Actually, the intent of batching is to limit the number of calls to
->scan(). At least, that was the intent when I wrote it! This is a
good principle and we should keep doing it. If we're going to send the
CPU away to tread on a pile of cold cachelines, we should make sure
that it does a good amount of work while it's there.
> But
> then another question arises - why do you think the behavior you
> described above (scanning 32 and then 1 object if total_scan=33,
> batch_size=32) is bad?
Yes, it's a bit inefficient but it won't be too bad.
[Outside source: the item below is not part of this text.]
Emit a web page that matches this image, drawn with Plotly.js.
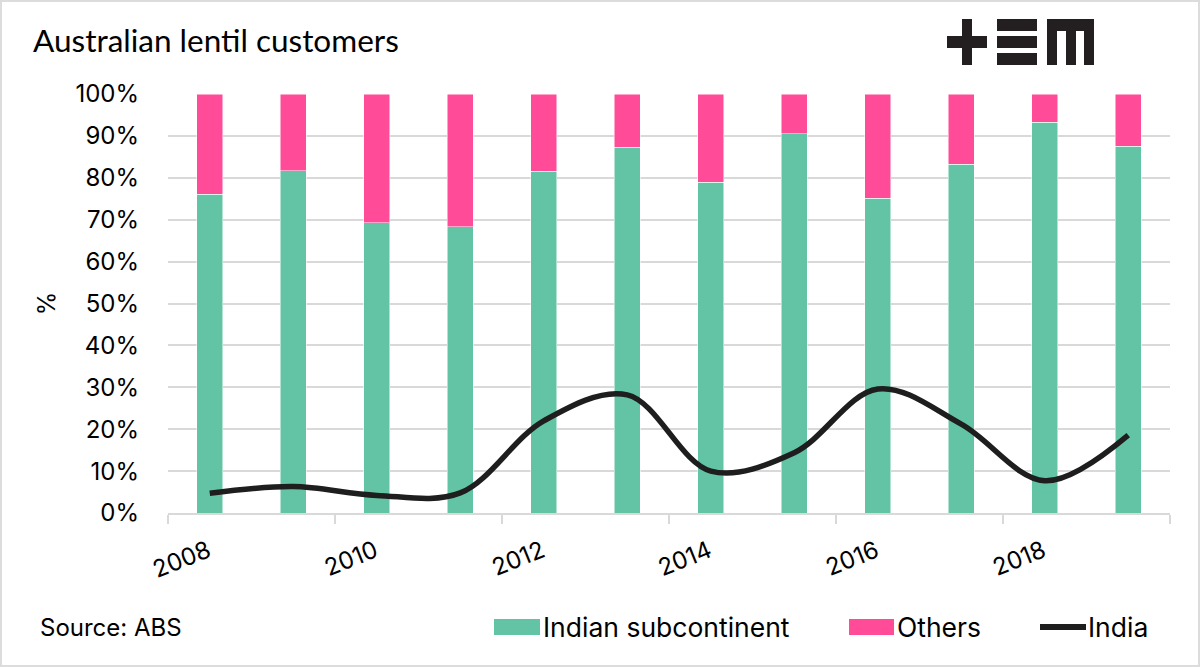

What would be bad
would be to scan a very small number of objects and then to advance to
the next shrinker.
> In other words why can't we make the scan loop
> look like this:
>
> while (total_scan > 0) {
> unsigned long ret;
> unsigned long nr_to_scan = min(total_scan, batch_size);
>
> shrinkctl->nr_to_scan = nr_to_scan;
> ret = shrinker->scan_objects(shrinker, shrinkctl);
> if (ret == SHRINK_STOP)
> break;
> freed += ret;
>
> count_vm_events(SLABS_SCANNED, nr_to_scan);
> total_scan -= nr_to_scan;
>
> cond_resched();
> }
Well, if we come in here with total_scan=1 then we defeat the original
intent of the batching, don't we? We end up doing a lot of work just
to scan one object. So perhaps add something like
if (total_scan < batch_size && max_pass > batch_size)
skip the while loop
If we do this, total_scan will be accumulated into nr_deferred, up to
the point where the threshold is exceeded, yes?
All the arithmetic in there hurts my brain and I don't know what values
total_scan typically ends up with.
btw. all that trickery with delta and lru_pages desperately needs
documenting. What the heck is it intended to do??
We could avoid the "scan 32 then scan just 1" issue with something like
if (total_scan > batch_size)
total_scan %= batch_size;
before the loop. But I expect the effects of that will be unmeasurable
- on average the number of objects which are scanned in the final pass
of the loop will be batch_size/2, yes? That's still a decent amount.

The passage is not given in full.